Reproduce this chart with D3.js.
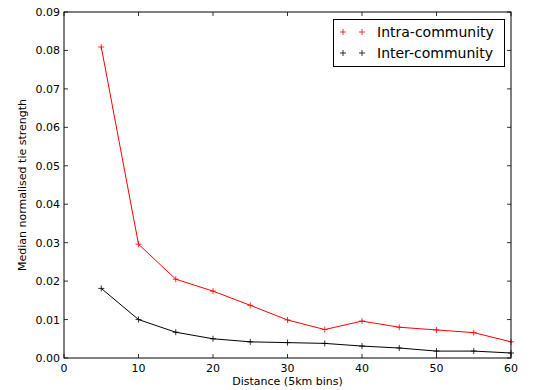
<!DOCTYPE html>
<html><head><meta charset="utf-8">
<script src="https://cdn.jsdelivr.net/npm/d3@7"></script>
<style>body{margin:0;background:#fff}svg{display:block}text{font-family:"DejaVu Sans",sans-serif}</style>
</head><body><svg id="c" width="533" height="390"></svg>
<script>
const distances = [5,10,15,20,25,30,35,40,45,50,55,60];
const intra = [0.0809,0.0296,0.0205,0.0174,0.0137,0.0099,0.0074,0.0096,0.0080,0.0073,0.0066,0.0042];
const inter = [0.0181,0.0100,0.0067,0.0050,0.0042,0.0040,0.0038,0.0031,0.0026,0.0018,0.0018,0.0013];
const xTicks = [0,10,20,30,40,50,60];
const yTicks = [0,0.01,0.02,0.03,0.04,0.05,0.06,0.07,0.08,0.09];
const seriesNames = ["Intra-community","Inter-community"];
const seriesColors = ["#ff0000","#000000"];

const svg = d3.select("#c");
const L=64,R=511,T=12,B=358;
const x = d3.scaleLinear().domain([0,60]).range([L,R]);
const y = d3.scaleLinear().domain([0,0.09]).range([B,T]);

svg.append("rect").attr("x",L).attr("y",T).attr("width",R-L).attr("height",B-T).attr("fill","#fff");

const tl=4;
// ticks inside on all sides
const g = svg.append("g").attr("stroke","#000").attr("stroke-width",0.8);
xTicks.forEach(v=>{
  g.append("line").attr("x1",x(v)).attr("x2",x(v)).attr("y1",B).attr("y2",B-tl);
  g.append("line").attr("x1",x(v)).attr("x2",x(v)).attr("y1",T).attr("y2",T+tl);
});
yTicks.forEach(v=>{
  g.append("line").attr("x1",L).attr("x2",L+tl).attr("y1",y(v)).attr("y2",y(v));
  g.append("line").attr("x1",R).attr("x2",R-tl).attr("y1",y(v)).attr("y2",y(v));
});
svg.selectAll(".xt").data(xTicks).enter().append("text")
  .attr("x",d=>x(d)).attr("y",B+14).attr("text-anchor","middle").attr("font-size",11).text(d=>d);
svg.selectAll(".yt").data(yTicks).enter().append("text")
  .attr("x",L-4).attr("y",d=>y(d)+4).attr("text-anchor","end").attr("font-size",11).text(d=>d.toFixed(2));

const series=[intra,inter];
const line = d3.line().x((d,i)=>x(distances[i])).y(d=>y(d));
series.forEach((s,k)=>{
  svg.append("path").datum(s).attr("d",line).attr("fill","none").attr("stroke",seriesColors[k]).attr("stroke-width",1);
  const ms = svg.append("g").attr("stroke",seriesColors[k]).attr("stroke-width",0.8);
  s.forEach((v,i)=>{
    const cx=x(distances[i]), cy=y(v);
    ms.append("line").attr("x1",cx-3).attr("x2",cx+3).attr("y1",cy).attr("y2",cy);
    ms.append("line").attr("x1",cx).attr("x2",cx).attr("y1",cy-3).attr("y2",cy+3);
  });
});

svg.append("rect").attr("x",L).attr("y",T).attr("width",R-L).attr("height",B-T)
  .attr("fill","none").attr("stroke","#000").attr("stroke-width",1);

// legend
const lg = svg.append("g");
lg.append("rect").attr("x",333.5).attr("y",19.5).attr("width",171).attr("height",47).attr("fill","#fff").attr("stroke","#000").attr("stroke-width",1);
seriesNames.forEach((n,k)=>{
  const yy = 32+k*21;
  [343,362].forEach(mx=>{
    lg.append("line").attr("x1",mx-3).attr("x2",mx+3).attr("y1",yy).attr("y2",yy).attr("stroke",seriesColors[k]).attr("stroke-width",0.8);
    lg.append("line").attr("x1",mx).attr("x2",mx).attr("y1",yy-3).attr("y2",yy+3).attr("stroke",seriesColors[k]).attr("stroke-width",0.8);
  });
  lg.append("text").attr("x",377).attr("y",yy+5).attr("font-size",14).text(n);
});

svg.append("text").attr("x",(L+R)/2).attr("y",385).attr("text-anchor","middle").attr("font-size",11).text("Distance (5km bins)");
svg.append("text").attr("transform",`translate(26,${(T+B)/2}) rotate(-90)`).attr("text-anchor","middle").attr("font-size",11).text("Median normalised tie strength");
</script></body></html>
■ ■ ■ ■ ■
*SHORT TASK*: Transcribe the whole listing exactly. Pictures stay out of your copy.

*EXERCISE RESPONSE*:
Reproduce this chart with D3.js.
<!DOCTYPE html>
<html><head><meta charset="utf-8">
<script src="https://cdn.jsdelivr.net/npm/d3@7"></script>
<style>body{margin:0;background:#fff}svg{display:block}text{font-family:"DejaVu Sans",sans-serif}</style>
</head><body><svg id="c" width="533" height="390"></svg>
<script>
const distances = [5,10,15,20,25,30,35,40,45,50,55,60];
const intra = [0.0809,0.0296,0.0205,0.0174,0.0137,0.0099,0.0074,0.0096,0.0080,0.0073,0.0066,0.0042];
const inter = [0.0181,0.0100,0.0067,0.0050,0.0042,0.0040,0.0038,0.0031,0.0026,0.0018,0.0018,0.0013];
const xTicks = [0,10,20,30,40,50,60];
const yTicks = [0,0.01,0.02,0.03,0.04,0.05,0.06,0.07,0.08,0.09];
const seriesNames = ["Intra-community","Inter-community"];
const seriesColors = ["#ff0000","#000000"];

const svg = d3.select("#c");
const L=64,R=511,T=12,B=358;
const x = d3.scaleLinear().domain([0,60]).range([L,R]);
const y = d3.scaleLinear().domain([0,0.09]).range([B,T]);

svg.append("rect").attr("x",L).attr("y",T).attr("width",R-L).attr("height",B-T).attr("fill","#fff");

const tl=4;
// ticks inside on all sides
const g = svg.append("g").attr("stroke","#000").attr("stroke-width",0.8);
xTicks.forEach(v=>{
  g.append("line").attr("x1",x(v)).attr("x2",x(v)).attr("y1",B).attr("y2",B-tl);
  g.append("line").attr("x1",x(v)).attr("x2",x(v)).attr("y1",T).attr("y2",T+tl);
});
yTicks.forEach(v=>{
  g.append("line").attr("x1",L).attr("x2",L+tl).attr("y1",y(v)).attr("y2",y(v));
  g.append("line").attr("x1",R).attr("x2",R-tl).attr("y1",y(v)).attr("y2",y(v));
});
svg.selectAll(".xt").data(xTicks).enter().append("text")
  .attr("x",d=>x(d)).attr("y",B+14).attr("text-anchor","middle").attr("font-size",11).text(d=>d);
svg.selectAll(".yt").data(yTicks).enter().append("text")
  .attr("x",L-4).attr("y",d=>y(d)+4).attr("text-anchor","end").attr("font-size",11).text(d=>d.toFixed(2));

const series=[intra,inter];
const line = d3.line().x((d,i)=>x(distances[i])).y(d=>y(d));
series.forEach((s,k)=>{
  svg.append("path").datum(s).attr("d",line).attr("fill","none").attr("stroke",seriesColors[k]).attr("stroke-width",1);
  const ms = svg.append("g").attr("stroke",seriesColors[k]).attr("stroke-width",0.8);
  s.forEach((v,i)=>{
    const cx=x(distances[i]), cy=y(v);
    ms.append("line").attr("x1",cx-3).attr("x2",cx+3).attr("y1",cy).attr("y2",cy);
    ms.append("line").attr("x1",cx).attr("x2",cx).attr("y1",cy-3).attr("y2",cy+3);
  });
});

svg.append("rect").attr("x",L).attr("y",T).attr("width",R-L).attr("height",B-T)
  .attr("fill","none").attr("stroke","#000").attr("stroke-width",1);

// legend
const lg = svg.append("g");
lg.append("rect").attr("x",333.5).attr("y",19.5).attr("width",171).attr("height",47).attr("fill","#fff").attr("stroke","#000").attr("stroke-width",1);
seriesNames.forEach((n,k)=>{
  const yy = 32+k*21;
  [343,362].forEach(mx=>{
    lg.append("line").attr("x1",mx-3).attr("x2",mx+3).attr("y1",yy).attr("y2",yy).attr("stroke",seriesColors[k]).attr("stroke-width",0.8);
    lg.append("line").attr("x1",mx).attr("x2",mx).attr("y1",yy-3).attr("y2",yy+3).attr("stroke",seriesColors[k]).attr("stroke-width",0.8);
  });
  lg.append("text").attr("x",377).attr("y",yy+5).attr("font-size",14).text(n);
});

svg.append("text").attr("x",(L+R)/2).attr("y",385).attr("text-anchor","middle").attr("font-size",11).text("Distance (5km bins)");
svg.append("text").attr("transform",`translate(26,${(T+B)/2}) rotate(-90)`).attr("text-anchor","middle").attr("font-size",11).text("Median normalised tie strength");
</script></body></html>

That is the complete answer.